** Directions for this task **
Return the full material exactly.

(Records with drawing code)
=-=-=-=-=

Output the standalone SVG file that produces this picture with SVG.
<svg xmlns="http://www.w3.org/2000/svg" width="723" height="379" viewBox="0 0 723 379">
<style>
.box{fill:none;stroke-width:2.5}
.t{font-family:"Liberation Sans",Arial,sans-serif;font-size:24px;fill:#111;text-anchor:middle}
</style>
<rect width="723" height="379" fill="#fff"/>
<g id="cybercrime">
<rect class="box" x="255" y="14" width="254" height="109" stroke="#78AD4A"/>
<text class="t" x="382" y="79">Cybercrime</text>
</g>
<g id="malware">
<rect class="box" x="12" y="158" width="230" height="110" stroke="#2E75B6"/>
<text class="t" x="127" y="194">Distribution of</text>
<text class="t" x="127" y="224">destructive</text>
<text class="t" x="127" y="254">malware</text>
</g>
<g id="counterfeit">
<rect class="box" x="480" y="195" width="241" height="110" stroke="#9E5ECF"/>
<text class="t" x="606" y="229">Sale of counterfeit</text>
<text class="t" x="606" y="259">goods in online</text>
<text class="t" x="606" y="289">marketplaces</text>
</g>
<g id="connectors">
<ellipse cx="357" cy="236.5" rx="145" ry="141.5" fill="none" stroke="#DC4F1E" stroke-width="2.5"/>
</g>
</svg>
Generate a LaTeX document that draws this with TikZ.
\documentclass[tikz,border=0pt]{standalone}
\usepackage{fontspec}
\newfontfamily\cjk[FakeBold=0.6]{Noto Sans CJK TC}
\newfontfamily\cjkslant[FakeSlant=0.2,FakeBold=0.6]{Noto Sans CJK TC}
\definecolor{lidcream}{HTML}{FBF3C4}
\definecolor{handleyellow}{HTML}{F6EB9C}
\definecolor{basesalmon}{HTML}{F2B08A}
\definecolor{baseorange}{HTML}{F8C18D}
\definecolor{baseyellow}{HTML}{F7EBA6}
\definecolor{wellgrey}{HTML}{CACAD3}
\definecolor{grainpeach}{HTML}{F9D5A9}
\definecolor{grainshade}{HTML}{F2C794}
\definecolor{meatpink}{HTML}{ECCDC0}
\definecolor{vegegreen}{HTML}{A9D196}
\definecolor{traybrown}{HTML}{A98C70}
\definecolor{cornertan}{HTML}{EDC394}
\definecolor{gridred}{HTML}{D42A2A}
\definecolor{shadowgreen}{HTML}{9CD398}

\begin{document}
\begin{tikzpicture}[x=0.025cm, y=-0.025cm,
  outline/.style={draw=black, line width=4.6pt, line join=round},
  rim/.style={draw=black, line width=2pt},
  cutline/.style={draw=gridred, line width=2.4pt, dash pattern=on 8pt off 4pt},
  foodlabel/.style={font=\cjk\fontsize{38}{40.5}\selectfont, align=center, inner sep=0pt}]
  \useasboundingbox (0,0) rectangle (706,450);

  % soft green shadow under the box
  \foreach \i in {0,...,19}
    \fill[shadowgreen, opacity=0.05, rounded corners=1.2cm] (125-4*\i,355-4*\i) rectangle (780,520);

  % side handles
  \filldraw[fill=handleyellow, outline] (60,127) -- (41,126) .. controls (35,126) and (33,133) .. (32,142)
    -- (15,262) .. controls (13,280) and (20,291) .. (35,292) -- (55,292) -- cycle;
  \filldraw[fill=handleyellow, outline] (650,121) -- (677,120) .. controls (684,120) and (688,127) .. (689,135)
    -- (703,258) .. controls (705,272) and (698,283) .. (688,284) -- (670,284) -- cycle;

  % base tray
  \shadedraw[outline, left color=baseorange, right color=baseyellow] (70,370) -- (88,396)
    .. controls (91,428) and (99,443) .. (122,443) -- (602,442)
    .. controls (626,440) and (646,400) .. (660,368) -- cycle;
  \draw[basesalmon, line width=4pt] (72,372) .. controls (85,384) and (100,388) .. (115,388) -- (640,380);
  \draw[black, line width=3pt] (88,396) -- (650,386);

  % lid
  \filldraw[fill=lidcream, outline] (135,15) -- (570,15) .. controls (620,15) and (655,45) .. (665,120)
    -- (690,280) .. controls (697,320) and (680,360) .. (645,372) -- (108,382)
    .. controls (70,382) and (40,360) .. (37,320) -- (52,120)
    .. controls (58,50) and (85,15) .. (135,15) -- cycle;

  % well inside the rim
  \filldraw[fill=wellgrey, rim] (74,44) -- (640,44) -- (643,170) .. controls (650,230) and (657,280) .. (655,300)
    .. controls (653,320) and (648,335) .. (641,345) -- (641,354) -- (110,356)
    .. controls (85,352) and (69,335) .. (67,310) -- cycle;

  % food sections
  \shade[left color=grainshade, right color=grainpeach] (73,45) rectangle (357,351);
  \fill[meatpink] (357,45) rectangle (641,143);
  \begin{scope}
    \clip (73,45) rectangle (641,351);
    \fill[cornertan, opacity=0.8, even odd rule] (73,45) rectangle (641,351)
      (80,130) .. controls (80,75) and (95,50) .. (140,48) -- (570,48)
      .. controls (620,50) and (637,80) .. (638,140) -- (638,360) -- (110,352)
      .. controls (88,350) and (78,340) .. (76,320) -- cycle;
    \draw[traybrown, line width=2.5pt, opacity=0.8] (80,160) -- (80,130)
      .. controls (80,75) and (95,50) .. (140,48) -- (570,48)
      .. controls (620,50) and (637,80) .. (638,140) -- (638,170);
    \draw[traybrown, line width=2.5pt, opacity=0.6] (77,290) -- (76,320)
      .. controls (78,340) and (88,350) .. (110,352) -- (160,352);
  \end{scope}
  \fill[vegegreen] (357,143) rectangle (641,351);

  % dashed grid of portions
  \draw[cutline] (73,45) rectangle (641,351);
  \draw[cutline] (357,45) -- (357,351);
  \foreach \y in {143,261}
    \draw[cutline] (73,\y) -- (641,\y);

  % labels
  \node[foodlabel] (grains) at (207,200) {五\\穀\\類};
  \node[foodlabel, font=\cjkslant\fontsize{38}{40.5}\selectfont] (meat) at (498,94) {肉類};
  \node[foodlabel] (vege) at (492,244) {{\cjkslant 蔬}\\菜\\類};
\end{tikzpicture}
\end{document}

=-=-=-=-=

** Final answer **
Output the standalone SVG file that produces this picture with SVG.
<svg xmlns="http://www.w3.org/2000/svg" width="723" height="379" viewBox="0 0 723 379">
<style>
.box{fill:none;stroke-width:2.5}
.t{font-family:"Liberation Sans",Arial,sans-serif;font-size:24px;fill:#111;text-anchor:middle}
</style>
<rect width="723" height="379" fill="#fff"/>
<g id="cybercrime">
<rect class="box" x="255" y="14" width="254" height="109" stroke="#78AD4A"/>
<text class="t" x="382" y="79">Cybercrime</text>
</g>
<g id="malware">
<rect class="box" x="12" y="158" width="230" height="110" stroke="#2E75B6"/>
<text class="t" x="127" y="194">Distribution of</text>
<text class="t" x="127" y="224">destructive</text>
<text class="t" x="127" y="254">malware</text>
</g>
<g id="counterfeit">
<rect class="box" x="480" y="195" width="241" height="110" stroke="#9E5ECF"/>
<text class="t" x="606" y="229">Sale of counterfeit</text>
<text class="t" x="606" y="259">goods in online</text>
<text class="t" x="606" y="289">marketplaces</text>
</g>
<g id="connectors">
<ellipse cx="357" cy="236.5" rx="145" ry="141.5" fill="none" stroke="#DC4F1E" stroke-width="2.5"/>
</g>
</svg>
Generate a LaTeX document that draws this with TikZ.
\documentclass[tikz,border=0pt]{standalone}
\usepackage{fontspec}
\newfontfamily\cjk[FakeBold=0.6]{Noto Sans CJK TC}
\newfontfamily\cjkslant[FakeSlant=0.2,FakeBold=0.6]{Noto Sans CJK TC}
\definecolor{lidcream}{HTML}{FBF3C4}
\definecolor{handleyellow}{HTML}{F6EB9C}
\definecolor{basesalmon}{HTML}{F2B08A}
\definecolor{baseorange}{HTML}{F8C18D}
\definecolor{baseyellow}{HTML}{F7EBA6}
\definecolor{wellgrey}{HTML}{CACAD3}
\definecolor{grainpeach}{HTML}{F9D5A9}
\definecolor{grainshade}{HTML}{F2C794}
\definecolor{meatpink}{HTML}{ECCDC0}
\definecolor{vegegreen}{HTML}{A9D196}
\definecolor{traybrown}{HTML}{A98C70}
\definecolor{cornertan}{HTML}{EDC394}
\definecolor{gridred}{HTML}{D42A2A}
\definecolor{shadowgreen}{HTML}{9CD398}

\begin{document}
\begin{tikzpicture}[x=0.025cm, y=-0.025cm,
  outline/.style={draw=black, line width=4.6pt, line join=round},
  rim/.style={draw=black, line width=2pt},
  cutline/.style={draw=gridred, line width=2.4pt, dash pattern=on 8pt off 4pt},
  foodlabel/.style={font=\cjk\fontsize{38}{40.5}\selectfont, align=center, inner sep=0pt}]
  \useasboundingbox (0,0) rectangle (706,450);

  % soft green shadow under the box
  \foreach \i in {0,...,19}
    \fill[shadowgreen, opacity=0.05, rounded corners=1.2cm] (125-4*\i,355-4*\i) rectangle (780,520);

  % side handles
  \filldraw[fill=handleyellow, outline] (60,127) -- (41,126) .. controls (35,126) and (33,133) .. (32,142)
    -- (15,262) .. controls (13,280) and (20,291) .. (35,292) -- (55,292) -- cycle;
  \filldraw[fill=handleyellow, outline] (650,121) -- (677,120) .. controls (684,120) and (688,127) .. (689,135)
    -- (703,258) .. controls (705,272) and (698,283) .. (688,284) -- (670,284) -- cycle;

  % base tray
  \shadedraw[outline, left color=baseorange, right color=baseyellow] (70,370) -- (88,396)
    .. controls (91,428) and (99,443) .. (122,443) -- (602,442)
    .. controls (626,440) and (646,400) .. (660,368) -- cycle;
  \draw[basesalmon, line width=4pt] (72,372) .. controls (85,384) and (100,388) .. (115,388) -- (640,380);
  \draw[black, line width=3pt] (88,396) -- (650,386);

  % lid
  \filldraw[fill=lidcream, outline] (135,15) -- (570,15) .. controls (620,15) and (655,45) .. (665,120)
    -- (690,280) .. controls (697,320) and (680,360) .. (645,372) -- (108,382)
    .. controls (70,382) and (40,360) .. (37,320) -- (52,120)
    .. controls (58,50) and (85,15) .. (135,15) -- cycle;

  % well inside the rim
  \filldraw[fill=wellgrey, rim] (74,44) -- (640,44) -- (643,170) .. controls (650,230) and (657,280) .. (655,300)
    .. controls (653,320) and (648,335) .. (641,345) -- (641,354) -- (110,356)
    .. controls (85,352) and (69,335) .. (67,310) -- cycle;

  % food sections
  \shade[left color=grainshade, right color=grainpeach] (73,45) rectangle (357,351);
  \fill[meatpink] (357,45) rectangle (641,143);
  \begin{scope}
    \clip (73,45) rectangle (641,351);
    \fill[cornertan, opacity=0.8, even odd rule] (73,45) rectangle (641,351)
      (80,130) .. controls (80,75) and (95,50) .. (140,48) -- (570,48)
      .. controls (620,50) and (637,80) .. (638,140) -- (638,360) -- (110,352)
      .. controls (88,350) and (78,340) .. (76,320) -- cycle;
    \draw[traybrown, line width=2.5pt, opacity=0.8] (80,160) -- (80,130)
      .. controls (80,75) and (95,50) .. (140,48) -- (570,48)
      .. controls (620,50) and (637,80) .. (638,140) -- (638,170);
    \draw[traybrown, line width=2.5pt, opacity=0.6] (77,290) -- (76,320)
      .. controls (78,340) and (88,350) .. (110,352) -- (160,352);
  \end{scope}
  \fill[vegegreen] (357,143) rectangle (641,351);

  % dashed grid of portions
  \draw[cutline] (73,45) rectangle (641,351);
  \draw[cutline] (357,45) -- (357,351);
  \foreach \y in {143,261}
    \draw[cutline] (73,\y) -- (641,\y);

  % labels
  \node[foodlabel] (grains) at (207,200) {五\\穀\\類};
  \node[foodlabel, font=\cjkslant\fontsize{38}{40.5}\selectfont] (meat) at (498,94) {肉類};
  \node[foodlabel] (vege) at (492,244) {{\cjkslant 蔬}\\菜\\類};
\end{tikzpicture}
\end{document}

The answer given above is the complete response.